Professor Pipes continues with a concise narrative of Communist regimes in Russia and many other countries. Everywhere, violence and terror were essential to keeping all power firmly within the Communists’ grasp. However, the author concludes, “In advocating a regime resting on coercion, Lenin ignored [the fact that] the abstraction called “state” is made up of individuals who, whatever their historical mission, attend also to their private interests.”

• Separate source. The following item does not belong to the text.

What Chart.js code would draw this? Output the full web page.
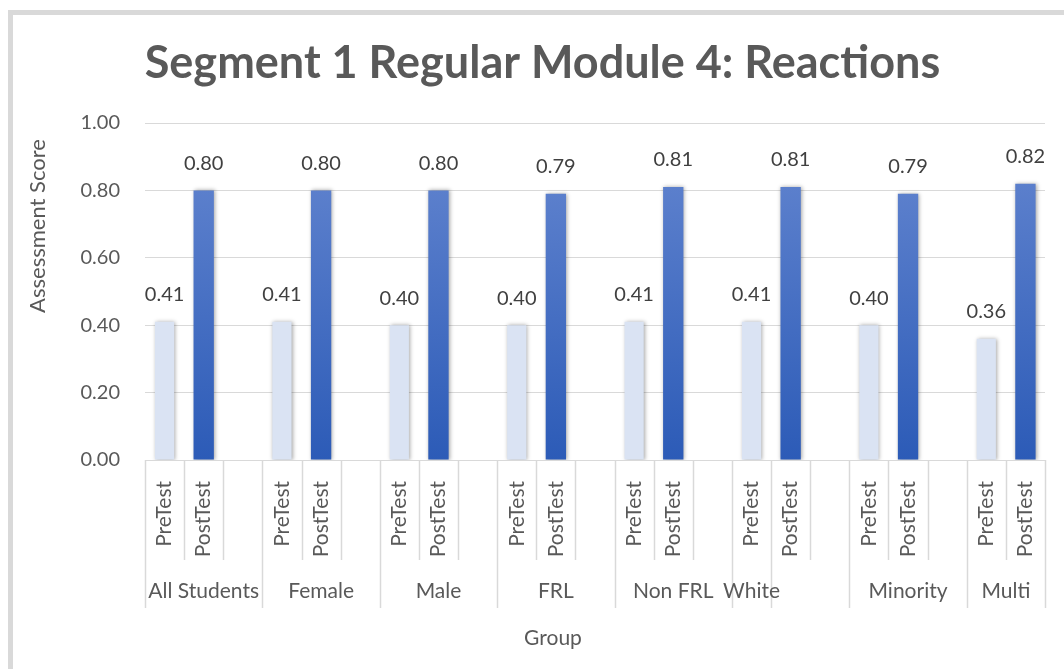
<!DOCTYPE html>
<html lang="en">
<head>
    <meta charset="UTF-8">
    <title>Segment 1 Regular Module 4: Reactions</title>
    <script src="https://cdn.jsdelivr.net/npm/chart.js@4.4.0/dist/chart.umd.min.js"></script>
    <style>
        html, body { margin: 0; padding: 0; background: #fff; }
        .wrap { position: relative; width: 1064px; height: 669px; overflow: hidden; }
        .frame { position: absolute; left: 8px; top: 10px; width: 1100px; height: 700px;
                 border-left: 5px solid #d9d9d9; border-top: 5px solid #d9d9d9; box-sizing: border-box; }
        canvas { position: absolute; left: 0; top: 0; }
    </style>
</head>
<body>
    <div class="wrap">
        <div class="frame"></div>
        <canvas id="myChart" width="1064" height="669"></canvas>
    </div>
    <script>
        var groups = ['All Students', 'Female', 'Male', 'FRL', 'Non FRL', 'White', 'Minority', 'Multi'];
        var preTest = [0.41, 0.41, 0.40, 0.40, 0.41, 0.41, 0.40, 0.36];
        var postTest = [0.80, 0.80, 0.80, 0.79, 0.81, 0.81, 0.79, 0.82];
        var testLabels = ['PreTest', 'PostTest'];
        // outer axis row as the spreadsheet laid it out (White sits in a single cell)
        var axisGroups = ['All Students', 'Female', 'Male', 'FRL', 'Non FRL', 'White', '', 'Minority', 'Multi'];
        var axisSpans = [3, 3, 3, 3, 3, 1, 2, 3, 2];
        var yTicks = [0, 0.2, 0.4, 0.6, 0.8, 1.0];

        var FONT = 'Lato, "Open Sans", sans-serif';
        var GREY = '#595959';

        // one slot per bar, with an empty slot between groups
        var slotLabels = [], preData = [], postData = [];
        for (var i = 0; i < groups.length; i++) {
            slotLabels.push(testLabels[0], testLabels[1]);
            preData.push(preTest[i], null);
            postData.push(null, postTest[i]);
            if (i < groups.length - 1) {
                slotLabels.push('');
                preData.push(null);
                postData.push(null);
            }
        }

        function postFill(context) {
            var chart = context.chart;
            var area = chart.chartArea;
            if (!area) return '#3a66c0';
            var v = context.raw;
            var yScale = chart.scales.y;
            var top = yScale.getPixelForValue(v == null ? 1 : v);
            var g = chart.ctx.createLinearGradient(0, top, 0, area.bottom);
            g.addColorStop(0, '#5b7fcc');
            g.addColorStop(1, '#2c5bb7');
            return g;
        }

        var barShadow = {
            id: 'barShadow',
            beforeDatasetsDraw: function (chart) {
                var ctx = chart.ctx;
                ctx.save();
                ctx.shadowColor = 'rgba(0,0,0,0.35)';
                ctx.shadowBlur = 4;
                ctx.shadowOffsetX = 1;
            },
            afterDatasetsDraw: function (chart) {
                chart.ctx.restore();
            }
        };

        var valueLabels = {
            id: 'valueLabels',
            afterDatasetsDraw: function (chart) {
                var ctx = chart.ctx;
                ctx.save();
                ctx.font = '20px ' + FONT;
                ctx.fillStyle = '#404040';
                ctx.textAlign = 'center';
                ctx.textBaseline = 'middle';
                chart.data.datasets.forEach(function (ds, di) {
                    chart.getDatasetMeta(di).data.forEach(function (bar, k) {
                        var v = ds.data[k];
                        if (v == null) return;
                        ctx.fillText(v.toFixed(2), bar.x, bar.y - 27);
                    });
                });
                ctx.restore();
            }
        };

        var groupAxis = {
            id: 'groupAxis',
            afterDraw: function (chart) {
                var ctx = chart.ctx;
                var x = chart.scales.x;
                var base = chart.chartArea.bottom;
                var w = x.getPixelForValue(1) - x.getPixelForValue(0);
                var start = x.getPixelForValue(0) - w / 2;

                var longAt = {};
                var edges = [0];
                var acc = 0;
                longAt[0] = true;
                axisSpans.forEach(function (s) { acc += s; longAt[acc] = true; edges.push(acc); });

                ctx.save();
                ctx.strokeStyle = '#d9d9d9';
                ctx.lineWidth = 1.5;
                for (var i = 0; i <= slotLabels.length; i++) {
                    var px = Math.round(start + i * w) + 0.5;
                    ctx.beginPath();
                    ctx.moveTo(px, base);
                    ctx.lineTo(px, longAt[i] ? 608 : 560);
                    ctx.stroke();
                }

                ctx.fillStyle = GREY;
                ctx.font = '21px ' + FONT;
                ctx.textAlign = 'center';
                ctx.textBaseline = 'middle';
                for (var g = 0; g < axisGroups.length; g++) {
                    var cx = start + (edges[g] + edges[g + 1]) / 2 * w;
                    ctx.fillText(axisGroups[g], cx, 591);
                }

                ctx.font = '21px ' + FONT;
                ctx.fillText('Group', 553, 638);

                ctx.translate(38, 226);
                ctx.rotate(-Math.PI / 2);
                ctx.font = '22px ' + FONT;
                ctx.fillText('Assessment Score', 0, 0);
                ctx.restore();
            }
        };

        var ctx = document.getElementById('myChart').getContext('2d');
        var myChart = new Chart(ctx, {
            type: 'bar',
            data: {
                labels: slotLabels,
                datasets: [
                    {
                        label: 'PreTest',
                        data: preData,
                        backgroundColor: '#dae3f3',
                        barPercentage: 0.49,
                        categoryPercentage: 1
                    },
                    {
                        label: 'PostTest',
                        data: postData,
                        backgroundColor: postFill,
                        barPercentage: 0.52,
                        categoryPercentage: 1
                    }
                ]
            },
            options: {
                responsive: false,
                animation: false,
                layout: { padding: { left: 38, right: 17, top: 0, bottom: 0 } },
                datasets: { bar: { grouped: false, skipNull: true } },
                plugins: {
                    legend: { display: false },
                    tooltip: { enabled: false },
                    title: {
                        display: true,
                        text: 'Segment 1 Regular Module 4: Reactions',
                        color: GREY,
                        font: { family: FONT, size: 45, weight: 'bold' },
                        padding: { top: 36, bottom: 33 }
                    }
                },
                scales: {
                    x: {
                        grid: { display: false },
                        border: { display: false },
                        ticks: {
                            color: GREY,
                            font: { family: FONT, size: 21 },
                            minRotation: 90,
                            maxRotation: 90,
                            autoSkip: false,
                            padding: 13
                        },
                        afterFit: function (scale) { scale.height = 209; }
                    },
                    y: {
                        min: 0,
                        max: 1,
                        grid: { color: '#d9d9d9', drawTicks: false },
                        border: { display: false },
                        afterBuildTicks: function (scale) {
                            scale.ticks = yTicks.map(function (v) { return { value: v }; });
                        },
                        ticks: {
                            color: GREY,
                            font: { family: FONT, size: 20 },
                            padding: 25,
                            callback: function (v) { return Number(v).toFixed(2); }
                        },
                        afterFit: function (scale) { scale.width = 107; }
                    }
                }
            },
            plugins: [barShadow, valueLabels, groupAxis]
        });
    </script>
</body>
</html>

So it was that violence and terror, which were designed to change human nature as well as preserve the regimes, were sometimes turned against the “new class” itself. Stalin’s “show trials” in the 1930s, Mao’s “cultural revoultuon,” Pol Pot’s wholesale “cleansing” of the urban and educated population of Cambodia, and any number of other murderous campaigns and purges in Communist societies all failed to resolve this fundamental contradiction. In the final analysis, the author observes:
…Communism failed and is bound to fail for at least two reasons: one, that to enforce equality, its principal objective, it is necessary to create a coercive apparatus that demands privileges and thereby negates equality; and two, that ethnic and territorial loyalties, when in conflict with class allegiances, everywhere and at all times overwhelm them, dissolving Communism into nationalism…
Professor Pipe’s Communism is a very satisfying read. What it lacks is a discussion of why Communism retained its attraction in intellectual circles for so long, especially after it became manifest as perhaps the most despotic system in history and incapable of providing the material benefits it promised. That would be another story well worth recounting.